Bruno loves the outdoors and knows that he will be a world-famous explorer when he becomes older. The old house in Berlin provided plenty of area for exploring, both inside and outside the house. Inside, there were various nooks and crannies where Bruno could sneak in when his parents were not looking. Outside, they were near the woods and Bruno could spend all day looking around for something spectacular. However, at Out-With, there was nothing to see. He lived in a boring house with his family and there was only dusty ground outside between his house and the fenced-in area. Therefore, Bruno decided one day to take a walk along the fence. He did not know what he was looking for, but he ended up finding a little boy in pajamas named Shmuel.

Shmuel was also nine years old and happened to share the same birthday as Bruno. Neither one of them had any friends and neither really understood what was going on around them. Shmuel knew that his situation was much worse than Bruno's, and Bruno knew that Shmuel always seemed sad and very skinny, even though he got to wear his pajamas all day long and play with the thousands of children that were inside the fence. The two boys quickly became best friends and Bruno went to see Shmuel every day, rain or shine.

Over time, Bruno would look out his window and see the people in the pajamas being pushed around and yelled at. Still young and innocent, Bruno thought it was just a game and never suspected anything wrong. Shmuel would show up at the fence occasionally with bumps and bruises, and even showed up inside Bruno's house one day. A military official had escorted Shmuel outside the fence one day to polish Bruno's family's glassware. Bruno was so happy to see his friend that he forced some meat at him. The military officer watching Shmuel walked in just at the right time and saw the young boy had been eating, getting him into serious trouble. Bruno did not see Shmuel for several days after this.

When Bruno and Shmuel finally did meet at their usual spot again, Bruno stated how he wished the two boys could play on the same side of the fence. Shmuel agreed, and promised to bring Bruno a pair of pajamas the following day so they could both play on the inside of the fence. In addition, since Bruno is such a good explorer, he promised to help search for Shmuel's father who had been missing for several days. Shmuel had high hopes of finding his father, but chances are good that his father had been executed in the camp.

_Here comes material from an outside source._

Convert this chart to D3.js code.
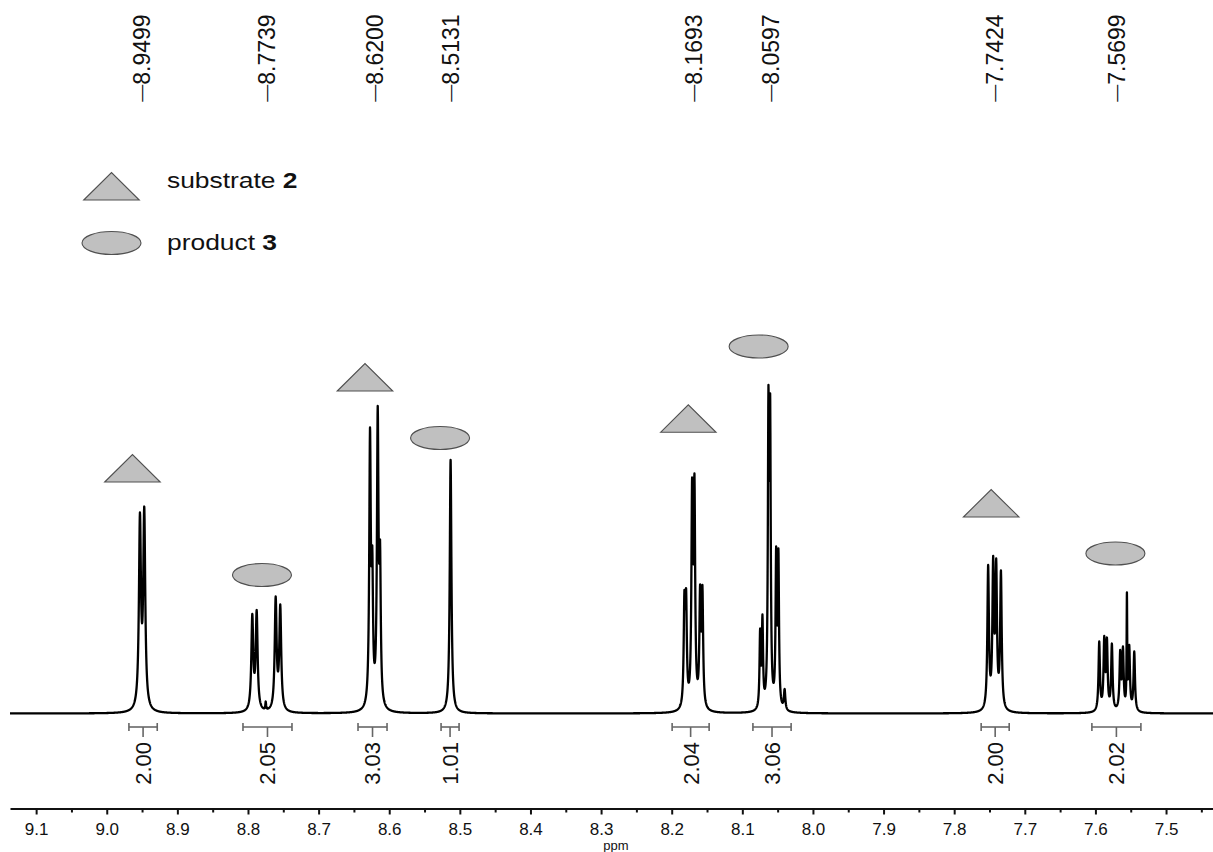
<!DOCTYPE html>
<html>
<head>
<meta charset="utf-8">
<script src="https://cdn.jsdelivr.net/npm/d3@7"></script>
<style>
  html, body { margin: 0; padding: 0; background: #fff; }
  svg { display: block; }
  text { font-family: "Liberation Sans", Arial, Helvetica, sans-serif; fill: #111; }
</style>
</head>
<body>
<svg id="chart" width="1213" height="852"></svg>
<script>
// ---- Chemical-shift window and ruler (ppm) ----
const shiftWindow = [9.137, 7.4335];
const majorTicks = [9.1, 9.0, 8.9, 8.8, 8.7, 8.6, 8.5, 8.4, 8.3, 8.2, 8.1, 8.0, 7.9, 7.8, 7.7, 7.6, 7.5];
const minorTicks = [9.05, 8.95, 8.85, 8.75, 8.65, 8.55, 8.45, 8.35, 8.25, 8.15, 8.05, 7.95, 7.85, 7.75, 7.65, 7.55, 7.45];
const axisTitle = "ppm";

// ---- Peak picking ----
const peakLabels = [8.9499, 8.7739, 8.6200, 8.5131, 8.1693, 8.0597, 7.7424, 7.5699];

// ---- Integration regions ----
const integralFrom   = [8.9686, 8.8071, 8.6442, 8.5266, 8.1994, 8.0850, 7.7618, 7.6050];
const integralTo     = [8.9285, 8.7377, 8.6031, 8.5011, 8.1470, 8.0309, 7.7221, 7.5356];
const integralValues = ["2.00", "2.05", "3.03", "1.01", "2.04", "3.06", "2.00", "2.02"];

// ---- Resonance lines: position (ppm), apex height, Lorentzian half-width (ppm) ----
const linePpm = [
  8.9530, 8.9469,
  8.7939, 8.7877, 8.7749, 8.7608, 8.7543,
  8.6272, 8.6240, 8.6163, 8.6130,
  8.5131,
  8.1820, 8.1796, 8.1711, 8.1678, 8.1598, 8.1565,
  8.0748, 8.0715, 8.0630, 8.0606, 8.0521, 8.0489, 8.0401,
  7.7519, 7.7448, 7.7405, 7.7338,
  7.5946, 7.5875, 7.5837, 7.5767, 7.5649, 7.5610, 7.5554, 7.5521, 7.5450
];
const lineApex = [
  201, 207,
  99.5, 103.5, 12, 117, 109,
  286, 168, 307.5, 174,
  253.5,
  123.5, 125, 236, 240, 129, 128.5,
  85, 99, 328.5, 320, 167, 165, 24.5,
  148.5, 157.5, 155, 143,
  72, 77.5, 76, 70, 63.5, 67, 121, 68.5, 62
];
const lineHalfWidth = [
  0.0017, 0.0017,
  0.0016, 0.0016, 0.0006, 0.0016, 0.0016,
  0.0013, 0.0012, 0.0013, 0.0012,
  0.0014,
  0.0012, 0.0012, 0.0012, 0.0012, 0.0012, 0.0012,
  0.0010, 0.0010, 0.0010, 0.0010, 0.0010, 0.0010, 0.0012,
  0.0013, 0.0013, 0.0013, 0.0013,
  0.0012, 0.0012, 0.0012, 0.0012, 0.0012, 0.0012, 0.0005, 0.0012, 0.0012
];

// ---- Assignment markers (substrate 2 = triangle, product 3 = ellipse) ----
const markerShape = ["triangle", "ellipse", "triangle", "ellipse", "triangle", "ellipse", "triangle", "ellipse"];
const markerPpm   = [8.9636, 8.7802, 8.6343, 8.5280, 8.1765, 8.0769, 7.7476, 7.5717];
const markerLevel = [231.5, 127, 322.5, 264, 281.2, 355.5, 196.5, 148.5];

// ---- Legend ----
const legendNames = ["substrate ", "product "];
const legendNumbers = ["2", "3"];

const svg = d3.select("#chart");

const x = d3.scaleLinear().domain(shiftWindow).range([10, 1213]);
const y = d3.scaleLinear().domain([0, 330]).range([713.5, 383.5]);

// Line heights chosen so the summed spectrum reaches each apex value
const lorentz = (p, c, w) => 1 / (1 + ((p - c) / w) ** 2);
const heights = lineApex.slice();
for (let it = 0; it < 200; it++) {
  const sums = linePpm.map(p => d3.sum(linePpm, (c, j) => heights[j] * lorentz(p, c, lineHalfWidth[j])));
  for (let i = 0; i < heights.length; i++) {
    heights[i] = Math.max(0, heights[i] + 0.5 * (lineApex[i] - sums[i]));
  }
}

// Sample the spectrum on a fine grid plus every line centre
const step = 0.00025;
const grid = d3.range(shiftWindow[1], shiftWindow[0] + step, step).concat(linePpm).sort(d3.descending);
const spectrum = grid.map(p => ({
  ppm: p,
  v: d3.sum(linePpm, (c, j) => heights[j] * lorentz(p, c, lineHalfWidth[j]))
}));

svg.append("clipPath").attr("id", "plotClip")
  .append("rect").attr("x", 10).attr("y", 0).attr("width", 1203).attr("height", 800);

svg.append("path")
  .datum(spectrum)
  .attr("clip-path", "url(#plotClip)")
  .attr("fill", "none")
  .attr("stroke", "#000")
  .attr("stroke-width", 2.3)
  .attr("stroke-linejoin", "round")
  .attr("d", d3.line().x(d => x(d.ppm)).y(d => y(d.v)));

// ---- Ruler ----
const axisY = 808.5;
const majorAxis = svg.append("g").attr("transform", `translate(0,${axisY})`)
  .call(d3.axisBottom(x).tickValues(majorTicks).tickSize(6).tickSizeOuter(0)
    .tickPadding(8).tickFormat(d3.format(".1f")));
majorAxis.select(".domain").attr("stroke", "#111").attr("stroke-width", 2);
majorAxis.selectAll(".tick line").attr("stroke", "#111").attr("stroke-width", 2);
majorAxis.selectAll(".tick text").attr("font-size", 17).attr("fill", "#222")
  .attr("font-family", "Liberation Sans, Arial, sans-serif");

const minorAxis = svg.append("g").attr("transform", `translate(0,${axisY})`)
  .call(d3.axisBottom(x).tickValues(minorTicks).tickSize(4).tickSizeOuter(0).tickFormat(""));
minorAxis.select(".domain").remove();
minorAxis.selectAll(".tick line").attr("stroke", "#111").attr("stroke-width", 2);

svg.append("text")
  .attr("x", 616).attr("y", 850)
  .attr("text-anchor", "middle")
  .attr("font-size", 13)
  .attr("fill", "#222")
  .text(axisTitle);

// ---- Peak labels ----
const peakFont = 23;
const peakG = svg.append("g");
peakLabels.forEach(p => {
  const t = peakG.append("text")
    .attr("transform", `translate(${x(p) + 0.36 * peakFont},101.7) rotate(-90)`)
    .attr("text-anchor", "start")
    .attr("fill", "#111");
  t.append("tspan").attr("font-size", 17).attr("dy", -3).text("\u2014");
  t.append("tspan").attr("font-size", peakFont).attr("dy", 3).text(p.toFixed(4));
});

// ---- Integrals ----
const intG = svg.append("g");
const bracketY = 727;
integralValues.forEach((val, i) => {
  const x0 = x(integralFrom[i]), x1 = x(integralTo[i]);
  const xc = x((integralFrom[i] + integralTo[i]) / 2);
  const g = intG.append("g").attr("stroke", "#666").attr("stroke-width", 1.6).attr("fill", "none");
  g.append("line").attr("x1", x0).attr("x2", x1).attr("y1", bracketY).attr("y2", bracketY);
  g.append("line").attr("x1", x0).attr("x2", x0).attr("y1", bracketY - 4).attr("y2", bracketY + 4);
  g.append("line").attr("x1", x1).attr("x2", x1).attr("y1", bracketY - 4).attr("y2", bracketY + 4);
  g.append("line").attr("x1", xc).attr("x2", xc).attr("y1", bracketY).attr("y2", bracketY + 10);
  intG.append("text")
    .attr("transform", `translate(${xc + 0.36 * 22},742) rotate(-90)`)
    .attr("text-anchor", "end")
    .attr("font-size", 22)
    .text(val);
});

// ---- Markers ----
const triW = 55.5, triH = 27.5, ellRx = 29.5, ellRy = 11.5;
const markerFill = "#c0c0c0", markerStroke = "#505050";
function drawTriangle(g, cx, baseY) {
  g.append("path")
    .attr("d", `M${cx - triW / 2},${baseY}L${cx},${baseY - triH}L${cx + triW / 2},${baseY}Z`)
    .attr("fill", markerFill).attr("stroke", markerStroke).attr("stroke-width", 1.1);
}
function drawEllipse(g, cx, cy) {
  g.append("ellipse").attr("cx", cx).attr("cy", cy).attr("rx", ellRx).attr("ry", ellRy)
    .attr("fill", markerFill).attr("stroke", markerStroke).attr("stroke-width", 1.1);
}
const markG = svg.append("g");
markerShape.forEach((s, i) => {
  const cx = x(markerPpm[i]);
  const bottom = y(markerLevel[i]);
  if (s === "triangle") drawTriangle(markG, cx, bottom);
  else drawEllipse(markG, cx, bottom - ellRy);
});

// ---- Legend ----
const legG = svg.append("g");
drawTriangle(legG, 111.5, 200);
drawEllipse(legG, 111.5, 243);
[188, 250].forEach((by, i) => {
  const t = legG.append("text")
    .attr("transform", `translate(167,${by}) scale(1.2,1)`)
    .attr("font-size", 22);
  t.append("tspan").text(legendNames[i]);
  t.append("tspan").attr("font-weight", "bold").text(legendNumbers[i]);
});
</script>
</body>
</html>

At this point, it is very clear to the reader that Bruno lives outside of the Nazi Death Camp, Auschwitz. Shmuel is seen as an enemy by the Nazi and his time is running out. His father was probably executed in a gas chamber as many others were in Auschwitz. Bruno does not realize that people are being executed inside the camp and innocently invites himself inside to play with his new best friend. The next day as promised, Shmuel congratulations Bruno a pair of pajamas that were dirty and probably taken from someone who had previously died. Bruno quickly puts them on, climbs under the flimsy fence, and joins his friend. The boys waste no time in starting their exploration and searching for Shmuel's father.

Before they get very far, some Nazi men round up a group of Jewish people, including Shmuel and Bruno who is supposedly to be playing with him, and send the group into a room with a bunch of shower heads coming down from the roof. Everyone seems very nervous and does not know what is going on, but Bruno still doesnt quite realize that he is in grave danger. Suddenly, the lights go out, and the shower noise begins, killing everyone in the room, including Shmuel and Bruno.

Bruno's father, who knows that his family is finding out more about the camp every day and needs to get his kids away from the death camp, realizes that Bruno has not come home one evening as he always does. In fact, he does not come home for several days and everyone becomes very worried. A Nazi soldier finds Bruno's clothes outside the camp's fence one day and tests the fence to find out that it is not holding up. A boy could have easily slid under the fence to entertain his natural curiosity. Bruno's father knows immediately what happened; Bruno was gone and would never be coming back.

The Boy in the Striped Pajamas is a dramatic book that combines real history with fiction. The story of Bruno and his family is combined very well with the story of the Auschwitz Death Camp run by the Nazis and the Fury (Furor), Adolf Hitler. The book has such a good story behind it that it was recently made into a motion picture, which did very well in theaters. Due to the sad history involved in the book combined with a captivating story of drama and innocence, I rate this book a 4 out of 5.